Is using stupid as though it were the name of the person you are addressing. It’s a noun of direct address, or a vocative use. It is like saying:

It’s the economy, you stupid person.

Of course this is very disrespectful. But that is what it means.

  • 1
    Though it may not be so harsh, “It’s the economy, stupid” reminds me of the vitriolic wording I found in Jeffery Archer’s “Prodigal daughter,” in which Flolentina Kane, the first U.S. female Vice President snaps at the Secretary of State who tries to avoid the showdown with Andropov, Russian President on the invasion of Russian troops along the Pakistan boarder by saying “Ralph, if you’re going to wet your pants, can you please do it in the little boy’s room, and not the Situation Room.” Aug 14, 2014 at 4:47

It's the economy, stupid was the key theme of Bill Clinton's 1992 campaign against the first president Bush.

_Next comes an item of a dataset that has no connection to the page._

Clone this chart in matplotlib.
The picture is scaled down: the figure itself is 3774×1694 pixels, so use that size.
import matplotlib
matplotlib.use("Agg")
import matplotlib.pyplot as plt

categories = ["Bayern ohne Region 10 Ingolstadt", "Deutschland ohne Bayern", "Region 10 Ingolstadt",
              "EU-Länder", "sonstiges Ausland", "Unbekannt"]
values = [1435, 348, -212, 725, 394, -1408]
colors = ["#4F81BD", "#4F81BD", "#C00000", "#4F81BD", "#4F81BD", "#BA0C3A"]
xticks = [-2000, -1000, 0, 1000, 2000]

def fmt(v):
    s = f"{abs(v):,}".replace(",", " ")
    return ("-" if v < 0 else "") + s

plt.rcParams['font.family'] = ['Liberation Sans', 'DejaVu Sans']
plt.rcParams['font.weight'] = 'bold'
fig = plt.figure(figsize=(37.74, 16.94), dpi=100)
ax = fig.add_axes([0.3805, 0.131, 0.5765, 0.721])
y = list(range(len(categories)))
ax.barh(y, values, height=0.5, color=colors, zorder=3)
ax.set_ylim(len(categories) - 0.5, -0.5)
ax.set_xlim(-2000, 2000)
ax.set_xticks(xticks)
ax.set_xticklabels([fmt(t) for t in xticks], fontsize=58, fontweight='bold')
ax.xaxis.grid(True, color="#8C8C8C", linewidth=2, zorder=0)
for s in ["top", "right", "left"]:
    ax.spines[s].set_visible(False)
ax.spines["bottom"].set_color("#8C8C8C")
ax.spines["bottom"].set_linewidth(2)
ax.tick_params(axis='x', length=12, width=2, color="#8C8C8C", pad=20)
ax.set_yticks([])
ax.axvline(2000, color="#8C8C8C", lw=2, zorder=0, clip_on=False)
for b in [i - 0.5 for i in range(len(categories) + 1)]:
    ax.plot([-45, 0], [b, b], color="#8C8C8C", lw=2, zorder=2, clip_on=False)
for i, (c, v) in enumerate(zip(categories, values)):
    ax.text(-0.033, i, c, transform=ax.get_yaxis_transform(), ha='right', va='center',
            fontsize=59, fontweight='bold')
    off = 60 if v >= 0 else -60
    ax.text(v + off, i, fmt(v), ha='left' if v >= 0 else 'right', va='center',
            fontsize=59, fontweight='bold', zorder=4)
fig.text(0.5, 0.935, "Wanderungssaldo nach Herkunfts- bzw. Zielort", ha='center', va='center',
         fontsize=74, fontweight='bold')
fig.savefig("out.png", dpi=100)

It mocked Bush, whose popularity was based on his conduct of the Gulf War, for ignoring the economic issues which Clinton sought to make central to the election.

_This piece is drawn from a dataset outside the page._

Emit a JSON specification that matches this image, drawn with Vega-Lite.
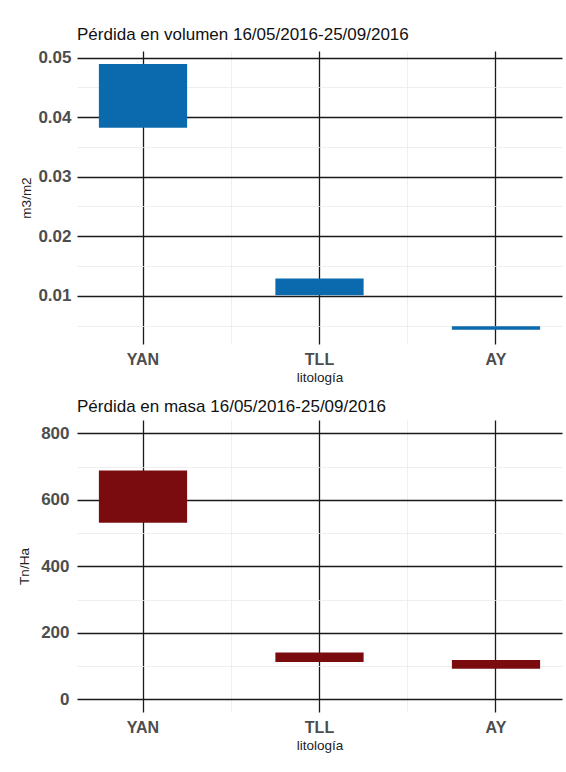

According to Wikipedia, its origin was a sign strategist James Cargill hung in Clinton's campaign headquarters to define the campaign's core messages:

  1. Change vs. more of the same
  2. The economy, stupid
  3. Don't forget health care

Since Clinton's victory the slogan has become a template with which political commentators define the issues which dominate an election or a struggle. O'Dowd uses Bill Clinton's slogan to mock his wife's assertion that Barack Obama substitutes catchphrases for principle and to insinuate that party loyalty should be an issue here.

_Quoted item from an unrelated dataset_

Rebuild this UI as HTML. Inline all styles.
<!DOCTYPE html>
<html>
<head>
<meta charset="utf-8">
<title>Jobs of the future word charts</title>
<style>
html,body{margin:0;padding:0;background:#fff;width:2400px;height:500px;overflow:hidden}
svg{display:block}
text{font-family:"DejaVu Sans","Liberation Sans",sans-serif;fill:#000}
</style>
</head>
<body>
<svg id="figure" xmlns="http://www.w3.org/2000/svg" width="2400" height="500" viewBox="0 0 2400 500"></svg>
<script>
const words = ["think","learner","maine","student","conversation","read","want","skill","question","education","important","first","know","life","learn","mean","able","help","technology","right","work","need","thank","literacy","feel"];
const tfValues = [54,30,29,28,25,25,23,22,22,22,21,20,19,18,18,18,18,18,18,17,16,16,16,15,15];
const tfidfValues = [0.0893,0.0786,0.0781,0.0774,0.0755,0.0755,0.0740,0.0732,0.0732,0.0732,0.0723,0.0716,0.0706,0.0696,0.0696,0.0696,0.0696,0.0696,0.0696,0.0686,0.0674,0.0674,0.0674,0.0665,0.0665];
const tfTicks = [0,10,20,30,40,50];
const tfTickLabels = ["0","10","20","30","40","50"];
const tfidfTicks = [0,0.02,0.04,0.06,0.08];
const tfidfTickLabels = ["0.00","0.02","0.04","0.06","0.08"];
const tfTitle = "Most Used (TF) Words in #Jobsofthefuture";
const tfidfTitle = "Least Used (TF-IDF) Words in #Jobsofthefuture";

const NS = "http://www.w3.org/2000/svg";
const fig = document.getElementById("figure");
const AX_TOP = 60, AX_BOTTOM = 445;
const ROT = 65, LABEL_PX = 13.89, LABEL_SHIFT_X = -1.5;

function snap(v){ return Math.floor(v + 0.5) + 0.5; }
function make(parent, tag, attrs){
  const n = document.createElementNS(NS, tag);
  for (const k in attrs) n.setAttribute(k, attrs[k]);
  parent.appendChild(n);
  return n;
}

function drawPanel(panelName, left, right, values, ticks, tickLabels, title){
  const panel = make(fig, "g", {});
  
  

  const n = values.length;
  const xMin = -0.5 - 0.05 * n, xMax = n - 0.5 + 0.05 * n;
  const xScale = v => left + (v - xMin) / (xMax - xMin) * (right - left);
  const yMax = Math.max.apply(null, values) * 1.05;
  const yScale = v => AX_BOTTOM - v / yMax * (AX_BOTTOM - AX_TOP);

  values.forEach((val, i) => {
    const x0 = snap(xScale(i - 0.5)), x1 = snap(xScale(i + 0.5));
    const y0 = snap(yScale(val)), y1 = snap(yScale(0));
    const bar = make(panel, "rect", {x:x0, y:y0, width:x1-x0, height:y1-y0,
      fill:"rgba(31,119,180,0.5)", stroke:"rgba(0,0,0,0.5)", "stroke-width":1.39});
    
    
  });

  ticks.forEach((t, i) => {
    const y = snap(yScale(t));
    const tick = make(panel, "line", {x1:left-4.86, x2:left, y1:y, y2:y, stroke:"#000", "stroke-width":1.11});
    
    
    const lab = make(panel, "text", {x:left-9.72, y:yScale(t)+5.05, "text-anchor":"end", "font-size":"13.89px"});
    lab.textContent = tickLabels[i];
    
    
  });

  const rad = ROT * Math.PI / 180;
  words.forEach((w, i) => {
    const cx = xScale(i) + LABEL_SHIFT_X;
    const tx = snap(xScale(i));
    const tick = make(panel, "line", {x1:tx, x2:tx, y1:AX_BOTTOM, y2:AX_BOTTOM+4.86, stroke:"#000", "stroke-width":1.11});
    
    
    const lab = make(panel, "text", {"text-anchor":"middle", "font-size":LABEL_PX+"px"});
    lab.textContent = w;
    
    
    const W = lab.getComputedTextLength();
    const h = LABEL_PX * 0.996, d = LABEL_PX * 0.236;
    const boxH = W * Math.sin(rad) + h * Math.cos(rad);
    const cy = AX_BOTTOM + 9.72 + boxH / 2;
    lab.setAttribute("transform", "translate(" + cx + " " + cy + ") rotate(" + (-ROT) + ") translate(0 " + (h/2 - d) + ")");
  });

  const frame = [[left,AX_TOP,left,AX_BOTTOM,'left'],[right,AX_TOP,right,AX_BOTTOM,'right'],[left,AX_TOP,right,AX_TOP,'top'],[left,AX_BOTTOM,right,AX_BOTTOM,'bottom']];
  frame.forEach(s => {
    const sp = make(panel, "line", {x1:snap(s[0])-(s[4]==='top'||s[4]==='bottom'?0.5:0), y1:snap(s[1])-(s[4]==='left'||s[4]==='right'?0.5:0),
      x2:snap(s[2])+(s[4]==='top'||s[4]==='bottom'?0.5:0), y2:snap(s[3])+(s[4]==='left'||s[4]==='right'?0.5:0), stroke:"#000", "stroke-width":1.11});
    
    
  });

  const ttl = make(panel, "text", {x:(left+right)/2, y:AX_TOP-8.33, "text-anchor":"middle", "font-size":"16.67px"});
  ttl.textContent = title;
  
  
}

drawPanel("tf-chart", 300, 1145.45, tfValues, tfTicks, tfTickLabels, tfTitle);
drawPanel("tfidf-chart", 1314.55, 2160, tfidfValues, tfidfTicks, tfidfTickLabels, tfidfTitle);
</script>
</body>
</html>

  • I appreciate your providing the provenance of “It’s economy, stupid.” It seems ‘stupid’ is addressed to Hillary Clinton, which is hard for me to believe in respect of both social and writing etiquette. As my primary concern was on the meaning of ‘stupid’ in this phrase, I approved tchrist’s answer. None the less your answer is very much helpful and informative. Aug 14, 2014 at 22:12

The "stupid" at the end of the slogan form "It's the X, stupid" refers to someone who does not understand the importance of the X. In the originating political campaign, "stupid" referred to the incumbent president G.H.W. Bush. According to the slogan, he did not understand that the economy was in an unsatisfactory state. In the title of Maureen Dowd's recent article, it refers to Hillary Clinton. According to Dowd, Clinton does not understand that it is poor form to turn on someone who has supported you simply because they are polling poorly.